While these may seem early days, EV adoption is slowly gaining traction with sales expected to top two million during 2023-24. The government’s support for start-ups and original equipment manufacturers (OEMs) in an import-dependant segment could play a significant role in the effort to electrify 70 per cent of all commercial cars, 30 per cent of private cars, 40 per cent of buses and 80 per cent of two- and three-wheelers by 2030.
Economics of scale and localisation are expected to reduce manufacturing costs and make EVs more affordable, while the rise in fossil fuel costs could disincentivise the purchase of internal combustion engine (ICE) vehicles. Though higher upfront cost differential between EVs and ICE vehicles is a key barrier, early parity could be a trigger for growth.
“The electric vehicle adoption and setting up of charging infrastructure currently face a chicken and egg situation where vehicle owners fear range anxiety and charging point operators fear poor utilisation due to low adoption,” notes Rohan Rao, Partner, KPMG in India. He adds: “In this transition, two-wheelers and three-wheelers are at the forefront of EV adoption. The EV adoption in two-wheelers for the next two-three years shall be contingent on government support till parity is achieved.”
Commercial users are currently at the forefront of EV adoption. However, significant penetration can only be achieved with large scale EV adoption for personal use which is expected to pick up once battery and component prices go down. Given the reducing cost curves across battery, motor and other major vehicle components, and more OEMs entering this space, EV adoption in India is likely to see significant tailwinds in the coming years. This will be particularly in the two- and three-wheeler segments.
The good news is also that the Central and State governments are now prioritising replacing their ageing public transport fleets with electric buses to decarbonise intra-city transport. Under the National Electric Bus Programme, about 50,000 electric buses are expected to be deployed in the next 7-8 years. Trials on high density inter-city routes are also expected with the introduction of buses with a 400-450 km range per charge.
At present, there are barely 5,000-6,000 charging units. But things are changing. Innovative models for private and public charging, on-the-go charging stations at fuel stations are happening. A whitepaper by Alvarez and Marsal in 2022 pointed out that India has to set up 46,000 EV charging stations by 2030. With a large automotive industry, India is ripe for innovation and rapid adoption of EVs. Some industry subsegments can grow at 50-100 per cent annually over the next five years if supply chain, product safety, product and battery innovation, charging infrastructure and financing obstacles are removed.

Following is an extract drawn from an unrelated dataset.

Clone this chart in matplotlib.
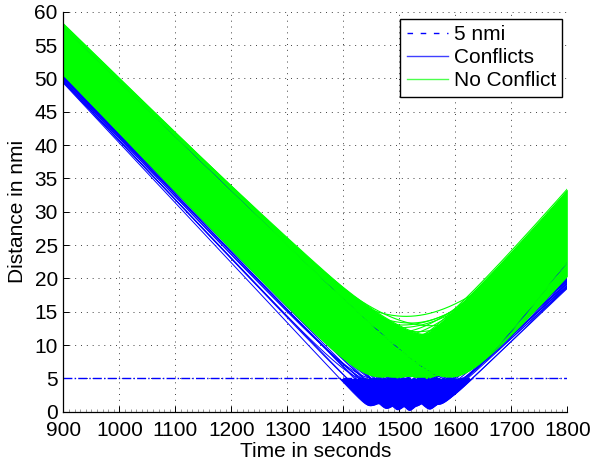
import numpy as np
import matplotlib
matplotlib.use("Agg")
import matplotlib.pyplot as plt
from matplotlib.ticker import MultipleLocator

# Each aircraft pair: time of closest approach (s), miss distance (nmi),
# separation at t=900 s and at t=1800 s (nmi).

# ---- pairs that lose separation (blue) -----------------------------------
conf_tcpa = [1448, 1456, 1462, 1470, 1452, 1477, 1484, 1466, 1491, 1497,
             1474, 1503, 1488, 1509, 1494, 1515, 1481, 1521, 1500, 1527,
             1506, 1533, 1512, 1539, 1518, 1545, 1524, 1551, 1530, 1557,
             1536, 1563, 1542, 1569, 1548, 1460, 1554, 1486, 1560, 1572]
conf_dmin = [0.9, 2.4, 1.2, 3.6, 4.5, 0.5, 2.9, 4.1, 1.7, 0.3,
             2.2, 3.9, 4.8, 1.0, 3.2, 0.6, 1.9, 4.4, 2.6, 0.8,
             3.4, 1.5, 4.7, 2.0, 0.2, 3.0, 4.2, 1.3, 2.8, 0.7,
             4.0, 1.8, 3.5, 1.1, 2.3, 4.9, 0.4, 3.7, 2.5, 1.4]
conf_start = [49.3, 49.6, 49.4, 50.0, 49.5, 49.8, 50.2, 49.7, 50.0, 50.4,
              50.1, 50.3, 50.3, 50.6, 50.0, 50.4, 50.1, 50.8, 50.2, 50.6,
              50.5, 50.7, 50.6, 51.0, 50.3, 51.1, 50.8, 51.0, 50.9, 51.3,
              50.7, 51.2, 51.1, 51.5, 51.0, 49.8, 51.2, 50.2, 51.4, 51.3]
conf_end = [21.6, 21.2, 21.7, 20.9, 21.4, 21.1, 20.5, 21.0, 20.9, 20.2,
            21.3, 20.6, 20.4, 19.9, 20.8, 20.3, 20.6, 19.6, 20.1, 19.9,
            20.0, 19.7, 19.8, 19.2, 20.2, 19.4, 19.5, 18.9, 19.8, 19.1,
            19.2, 18.8, 19.6, 18.5, 18.9, 21.8, 19.3, 20.5, 18.6, 18.7]

# one conflict track running along the upper green edge
late_tcpa = [1598]
late_dmin = [4.8]
late_start = [57.6]
late_end = [22.4]

# ---- pairs that keep separation (green) ----------------------------------
free_tcpa = [1468, 1472, 1475, 1470, 1478, 1482, 1474, 1486, 1480, 1489, 1477, 1484,
             1492, 1496, 1490, 1499, 1503, 1494, 1507, 1500, 1511, 1497, 1505, 1514,
             1518, 1522, 1516, 1512, 1530, 1520, 1534, 1524, 1538, 1528, 1542, 1532,
             1546, 1550, 1548, 1554, 1558, 1552, 1562, 1556, 1566, 1560, 1570, 1564,
             1576, 1580, 1584, 1578, 1588, 1592, 1582, 1596, 1586, 1600, 1590, 1604,
             1471, 1505, 1490, 1528, 1537, 1544, 1513, 1487, 1559, 1574, 1521, 1541]
free_dmin = [5.2, 6.8, 5.6, 8.1, 6.2, 9.4, 7.3, 5.4, 10.2, 6.6, 5.9, 7.8,
             8.6, 5.1, 11.2, 6.4, 9.0, 7.1, 5.7, 12.6, 8.3, 10.6, 6.0, 7.6,
             6.9, 9.8, 5.3, 14.3, 7.7, 13.3, 6.1, 8.9, 10.9, 5.5, 8.0, 12.0,
             9.3, 6.3, 11.6, 7.4, 5.8, 10.0, 8.5, 12.9, 6.7, 9.6, 7.0, 5.4,
             8.2, 6.5, 10.4, 5.6, 7.9, 9.1, 11.0, 6.2, 8.8, 7.5, 5.2, 8.4,
             9.0, 13.0, 11.8, 6.3, 9.5, 5.0, 7.2, 8.0, 11.3, 9.9, 5.8, 10.5]
free_start = [50.6, 51.4, 50.5, 51.9, 50.8, 52.3, 51.0, 50.7, 52.6, 51.2, 51.7, 52.0,
              52.4, 51.3, 53.0, 52.7, 53.5, 51.1, 52.0, 54.1, 53.6, 52.9, 51.8, 53.2,
              53.9, 54.6, 52.5, 55.0, 54.4, 54.8, 53.0, 55.3, 54.0, 52.8, 55.6, 55.5,
              55.4, 54.2, 56.0, 55.9, 54.6, 56.3, 56.1, 56.6, 55.0, 57.0, 56.7, 54.9,
              57.2, 56.0, 57.6, 55.8, 57.9, 58.1, 57.4, 57.0, 56.5, 58.2, 56.3, 57.8,
              50.9, 54.5, 53.2, 53.4, 54.9, 53.6, 52.2, 52.1, 56.4, 57.5, 52.9, 55.2]
free_end = [33.1, 31.6, 32.4, 30.9, 32.9, 30.2, 31.8, 32.6, 29.8, 31.0, 32.2, 30.5,
            31.8, 29.6, 30.4, 28.9, 31.2, 30.0, 28.4, 27.5, 30.3, 29.2, 30.8, 27.6,
            29.5, 27.2, 28.0, 28.6, 26.4, 29.4, 27.9, 26.0, 28.1, 26.9, 27.3, 26.3,
            26.6, 24.6, 26.8, 25.5, 23.6, 25.9, 24.8, 26.2, 23.0, 25.0, 23.9, 22.7,
            23.6, 21.8, 23.0, 22.0, 22.4, 21.0, 23.4, 20.4, 21.2, 20.8, 20.3, 21.5,
            33.4, 28.2, 30.6, 27.8, 27.0, 25.8, 29.0, 31.4, 24.2, 22.9, 28.5, 26.1]

sep_min = 5.0
core_max = 11.0      # green tracks below this miss distance form the solid band
t_start, t_end = 900, 1800

BLUE = (0, 0, 1)
GREEN = (0, 1, 0)


def track(tcpa, dmin, d0, d1, t):
    # straight-line relative motion, closing and opening rates from the end points
    v_in = np.sqrt(d0**2 - dmin**2) / (tcpa - t_start)
    v_out = np.sqrt(d1**2 - dmin**2) / (t_end - tcpa)
    v = np.where(t < tcpa, v_in, v_out)
    return np.sqrt(dmin**2 + (v * (t - tcpa))**2)


t = np.linspace(t_start, t_end, 901)
conf = np.array([track(*p, t) for p in zip(conf_tcpa, conf_dmin, conf_start, conf_end)])
late = np.array([track(*p, t) for p in zip(late_tcpa, late_dmin, late_start, late_end)])
free = np.array([track(*p, t) for p in zip(free_tcpa, free_dmin, free_start, free_end)])
core = free[np.array(free_dmin) <= core_max]

plt.rcParams['font.family'] = ['Liberation Sans', 'DejaVu Sans']
plt.rcParams['font.size'] = 15

fig = plt.figure(figsize=(5.94, 4.63), dpi=100)
ax = fig.add_axes([0.1066, 0.1108, 0.8485, 0.8640])

# conflicts underneath; the many overlapping runs below 5 nmi read as a solid patch
conf_lo = conf.min(axis=0)
ax.fill_between(t, conf_lo, sep_min, where=conf_lo < sep_min, color=BLUE,
                lw=0, zorder=2)
for y in conf:
    ax.plot(t, y, color=BLUE, lw=0.7, zorder=2)

ax.fill_between(t, core.min(axis=0), core.max(axis=0), color=GREEN, lw=0, zorder=3)
for y in late:
    ax.plot(t, y, color=BLUE, lw=0.5, zorder=3)
for y in free:
    ax.plot(t, y, color=GREEN, lw=0.8, zorder=3)

ax.axhline(sep_min, color=BLUE, ls='-.', lw=1.0, zorder=5)

h_sep, = ax.plot([], [], color=BLUE, ls=(0, (4, 5.5)), lw=1.0, label='5 nmi')
h_conf, = ax.plot([], [], color=(0.25, 0.25, 1), lw=1.0, label='Conflicts')
h_free, = ax.plot([], [], color=(0.3, 1, 0.3), lw=1.0, label='No Conflict')

ax.set_xlim(t_start, t_end)
ax.set_ylim(0, 60)
ax.xaxis.set_major_locator(MultipleLocator(100))
ax.xaxis.set_minor_locator(MultipleLocator(10))
ax.yaxis.set_major_locator(MultipleLocator(5))
ax.grid(True, which='major', color='0.25', ls=(0, (1, 5)), lw=0.7, zorder=1)
ax.set_axisbelow(True)

for s in ('top', 'right'):
    ax.spines[s].set_visible(False)
for s in ('left', 'bottom'):
    ax.spines[s].set_linewidth(0.9)
    ax.spines[s].set_zorder(6)

ax.tick_params(which='major', direction='in', length=4, width=0.7, labelsize=15)
ax.tick_params(axis='x', which='major', pad=7)
ax.tick_params(axis='y', which='major', pad=4)
ax.tick_params(axis='x', which='minor', direction='in', length=2, width=0.5,
               color='0.45')

ax.set_xlabel('Time in seconds', fontsize=15, labelpad=1)
ax.set_ylabel('Distance in nmi', fontsize=15, labelpad=5)

leg = ax.legend(handles=[h_sep, h_conf, h_free], loc='upper right',
                bbox_to_anchor=(0.9895, 0.982), borderaxespad=0,
                fancybox=False, framealpha=1, edgecolor='k',
                handlelength=2.0, handletextpad=0.25, labelspacing=0.2,
                borderpad=0.3, fontsize=15)
leg.get_frame().set_linewidth(1.0)
leg.set_zorder(10)

fig.savefig('out.png', dpi=100)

“All the oil and gas majors in India are aggressively setting up EV charging stations. IOCL, HPCL and BPCL have set up a number of charging stations and these companies have tie-ups with multiple OEMs, charger manufacturers and fleet operators for support and technology transfer. These OMCs have plans of installing 20,000-plus charging stations by 2027, pursuing EV as a serious opportunity,” says Rao.
For electric two-wheelers and cars plying within cities, range anxiety is not a major challenge with intra-city travel limited to 30 to 50 km a day. However, it is a concern for inter-city travel. Therefore, both the government and companies are planning EV fast-charging corridors along national highways. The effort is to upgrade existing highways to integrate one EV charging station per 50-100 km.

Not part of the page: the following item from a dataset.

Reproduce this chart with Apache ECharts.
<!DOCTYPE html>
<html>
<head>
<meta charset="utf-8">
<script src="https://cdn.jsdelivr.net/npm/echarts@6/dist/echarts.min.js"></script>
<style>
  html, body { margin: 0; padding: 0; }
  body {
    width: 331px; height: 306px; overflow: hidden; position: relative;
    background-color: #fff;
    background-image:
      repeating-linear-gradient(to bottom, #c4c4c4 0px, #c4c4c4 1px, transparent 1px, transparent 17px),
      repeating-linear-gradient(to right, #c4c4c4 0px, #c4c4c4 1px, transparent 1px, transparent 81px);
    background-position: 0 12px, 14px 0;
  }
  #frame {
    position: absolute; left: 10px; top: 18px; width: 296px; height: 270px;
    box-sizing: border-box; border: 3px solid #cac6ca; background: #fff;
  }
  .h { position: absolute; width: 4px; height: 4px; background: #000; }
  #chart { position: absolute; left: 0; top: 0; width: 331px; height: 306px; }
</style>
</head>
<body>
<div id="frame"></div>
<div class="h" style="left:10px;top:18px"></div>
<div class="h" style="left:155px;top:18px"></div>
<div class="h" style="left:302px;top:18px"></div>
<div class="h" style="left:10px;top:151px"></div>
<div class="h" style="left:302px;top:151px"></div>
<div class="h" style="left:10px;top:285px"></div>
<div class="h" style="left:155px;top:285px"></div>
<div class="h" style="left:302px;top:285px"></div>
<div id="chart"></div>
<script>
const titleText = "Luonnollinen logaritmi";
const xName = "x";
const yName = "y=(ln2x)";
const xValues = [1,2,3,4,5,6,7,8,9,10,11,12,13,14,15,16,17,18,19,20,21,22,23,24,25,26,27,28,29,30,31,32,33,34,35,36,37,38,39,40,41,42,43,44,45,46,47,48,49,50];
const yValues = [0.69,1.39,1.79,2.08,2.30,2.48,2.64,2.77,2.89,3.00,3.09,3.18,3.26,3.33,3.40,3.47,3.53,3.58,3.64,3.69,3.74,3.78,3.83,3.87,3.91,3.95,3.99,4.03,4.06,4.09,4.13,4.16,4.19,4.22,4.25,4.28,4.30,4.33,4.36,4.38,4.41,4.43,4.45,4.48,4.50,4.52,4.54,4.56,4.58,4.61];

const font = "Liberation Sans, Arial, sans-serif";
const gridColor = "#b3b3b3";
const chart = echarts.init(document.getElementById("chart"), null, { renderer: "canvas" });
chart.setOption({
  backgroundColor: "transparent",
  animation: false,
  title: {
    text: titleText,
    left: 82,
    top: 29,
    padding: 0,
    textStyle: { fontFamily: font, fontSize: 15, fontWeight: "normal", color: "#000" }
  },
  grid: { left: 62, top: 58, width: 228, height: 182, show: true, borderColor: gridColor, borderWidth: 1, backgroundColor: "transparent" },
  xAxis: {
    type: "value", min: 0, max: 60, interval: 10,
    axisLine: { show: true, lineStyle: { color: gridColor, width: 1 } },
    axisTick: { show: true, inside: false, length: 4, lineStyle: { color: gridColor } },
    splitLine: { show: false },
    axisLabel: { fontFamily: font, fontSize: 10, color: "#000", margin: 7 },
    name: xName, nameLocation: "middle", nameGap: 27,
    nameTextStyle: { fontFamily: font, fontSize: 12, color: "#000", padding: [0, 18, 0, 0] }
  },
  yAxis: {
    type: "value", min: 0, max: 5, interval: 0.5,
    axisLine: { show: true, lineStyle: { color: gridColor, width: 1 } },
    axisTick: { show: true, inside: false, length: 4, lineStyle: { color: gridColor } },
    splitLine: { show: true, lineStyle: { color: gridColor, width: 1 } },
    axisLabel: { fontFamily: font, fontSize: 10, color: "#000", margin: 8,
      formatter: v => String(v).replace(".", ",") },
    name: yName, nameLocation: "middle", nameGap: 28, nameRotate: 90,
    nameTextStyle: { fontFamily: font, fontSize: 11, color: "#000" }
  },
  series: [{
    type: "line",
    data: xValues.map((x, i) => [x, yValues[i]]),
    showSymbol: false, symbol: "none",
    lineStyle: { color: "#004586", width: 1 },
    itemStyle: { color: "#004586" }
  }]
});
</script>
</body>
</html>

By all accounts, the EV segment needs longer-term government support to encourage organisations and end-customers. Manish Saigal, Managing Director at Alvarez & Marsal India, says: “While the government is determined to make India the global hub for EVs, consumers are seeking cleaner options for mobility; e-commerce and other progressive freight businesses have already announced aggressive sustainability targets for electrification of their fleets.” The stage is set and all stakeholders are awaiting the big push. If all goes well, the targets set for EV penetration are likely to be achieved by 2030.